Along with the weak outlook for commodities, the Canada Mortgage and Housing Corporation (CMHC) reporting today that housing starts for Saskatoon will moderate in 2015 and continue to moderate in 2016 – this after a record year for 2014. 2015 and 2016 will see lower housing starts as a result of slower employment growth and lower net migration into the region (the report also says this is expected across the prairie region so this will not only be a Saskatoon issue). With all this news, it’s difficult for organizations like SREDA – who are tasked with forecasting the economy to paint a clear picture of the economy as we start to look ahead to 2015.

But hold on! Just when you thought that the sky is falling in, along comes some good news to be optimistic about … two recent reports from the Fraser Institute and the C.D. Howe institute both suggested that the business environment in Saskatoon is great compared to other major Canadian cities. Indeed the C.D. Howe report released Wednesday calculated the total tax burden on new business investment and concluded that if property taxes were included in calculating the tax burden on new business investment, Saskatoon would be the second-most desirable place to do business in Canada! This is fantastic news! Adding to this good news, Saskatoon is still on track to reach 3.8% GDP growth this year. Not only do we still have a strong local economy, we also have a business friendly tax environment – this bodes well for new and existing businesses in the Saskatoon region.
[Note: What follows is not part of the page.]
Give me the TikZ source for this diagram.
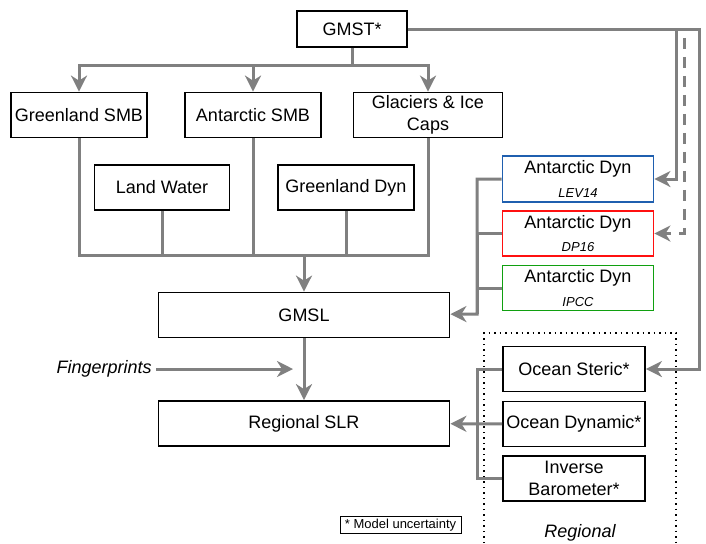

A business friendly tax environment will lead to new business which means more capital investment into the city – which means more people and more jobs – just the thing needed to counter-act the other not so good news.

So for those of you who are feeling a bit down, remember that Saskatoon’s economy remains strong. Along with this, Saskatoon continues to maintain a AAA/stable S&P credit rating which means we will be able to maintain a low business tax rate without jeopardizing our ability to invest in future infrastructure. All of this means we are in a much better position than many other regions across North America who have spent the last 5 years in a recession. The waters may still feel rough but the ships afloat!